Brownfield reality: systems, traceability, and evidence
In mixed legacy environments (ERP, MES, QMS, PLM from multiple vendors), the main challenge is not the method of RCA but the evidence trail that links:
- The nonconformance or complaint.
- The investigation and root cause analysis.
- The selected corrective actions and changes to processes, documentation, or equipment.
- The verification of effectiveness over time.
If your RCA and CAPA records sit in a separate point solution, you must ensure:
- Clear linkage to NCRs, work orders, and relevant configuration or routing revisions.
- Controlled, versioned changes to work instructions, travelers, and inspection plans remain traceable to the root cause and corrective action.
- Evidence of ongoing monitoring (e.g., defect trend charts, sampling results) can be shown during audits to demonstrate effectiveness.
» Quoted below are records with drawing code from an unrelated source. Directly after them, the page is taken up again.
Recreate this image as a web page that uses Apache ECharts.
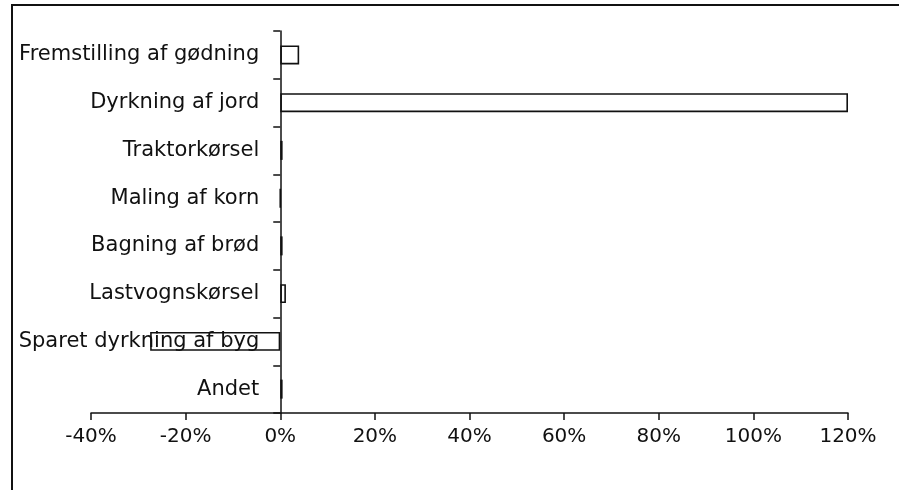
<!DOCTYPE html>
<html>
<head>
<meta charset="utf-8">
<script src="https://cdn.jsdelivr.net/npm/echarts@6/dist/echarts.min.js"></script>
<style>
html,body{margin:0;padding:0;background:#fff;}
#chart{width:899px;height:490px;}
</style>
</head>
<body>
<div id="chart"></div>
<script>
var categories = ['Fremstilling af gødning', 'Dyrkning af jord', 'Traktorkørsel', 'Maling af korn', 'Bagning af brød', 'Lastvognskørsel', 'Sparet dyrkning af byg', 'Andet'];
var values = [4, 120, 0.5, 0, 0.5, 1.2, -27.5, 0.5];
var xTicks = { min: -40, max: 120, step: 20 };

var font = 'DejaVu Sans';
var gridLeft = 91, gridRight = 51, width = 899;
var zeroOffset = (width - gridLeft - gridRight) * (0 - xTicks.min) / (xTicks.max - xTicks.min);
var chart = echarts.init(document.getElementById('chart'));
chart.setOption({
  animation: false,
  backgroundColor: '#fff',
  grid: { left: gridLeft, right: gridRight, top: 31, bottom: 77, containLabel: false, outerBoundsMode: 'none' },
  graphic: [{
    type: 'rect', z: 100, silent: true,
    shape: { x: 12, y: 5, width: 1000, height: 1000 },
    style: { fill: 'none', stroke: '#111', lineWidth: 2 }
  }],
  xAxis: {
    type: 'value', min: xTicks.min, max: xTicks.max, interval: xTicks.step,
    axisLine: { show: true, onZero: false, lineStyle: { color: '#111', width: 1.5 } },
    axisTick: { show: true, length: 7, lineStyle: { color: '#111', width: 1.5 } },
    splitLine: { show: false },
    axisLabel: { formatter: '{value}%', color: '#111', fontFamily: font, fontSize: 20, margin: 14 }
  },
  yAxis: {
    type: 'category', data: categories, inverse: true, offset: -zeroOffset,
    axisLine: { show: true, onZero: false, lineStyle: { color: '#111', width: 1.5 } },
    axisTick: { show: true, length: 7, inside: false, lineStyle: { color: '#111', width: 1.5 } },
    axisLabel: { color: '#111', fontFamily: font, fontSize: 21, margin: 21, padding: [3, 0, 0, 0] },
    splitLine: { show: false }
  },
  series: [{
    type: 'bar', data: values, barWidth: 19, z: 5,
    itemStyle: { color: 'rgba(255,255,255,0)', borderColor: '#111', borderWidth: 1.6 }
  }]
});
</script>
</body>
</html>
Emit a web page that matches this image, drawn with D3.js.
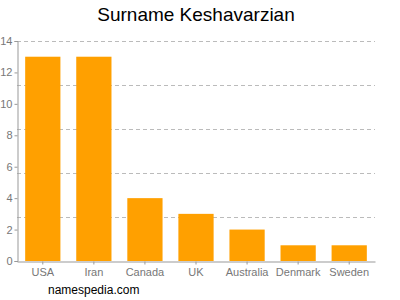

Organizations that try to “rip and replace” QMS or MES to improve RCA visibility often run into major hurdles: validation burden, long equipment lifecycles, production downtime risk, and complex integrations with existing NCR, MRB, and CAPA workflows. A more realistic path is usually to:
- Standardize RCA methods and triggers first (process), then
- Incrementally improve system connections and evidence capture across existing tools.
Key takeaways
- ISO 9001 requires cause determination whenever you implement corrective action for a nonconformity.
- It does not require formal RCA for every defect or minor issue handled by correction only.
- Your internal procedures and risk criteria usually define stricter, practical triggers in regulated manufacturing.
- In brownfield plants, the main risk is not lack of RCA tools, but weak linkage between RCA, NCR/CAPA records, process changes, and effectiveness evidence.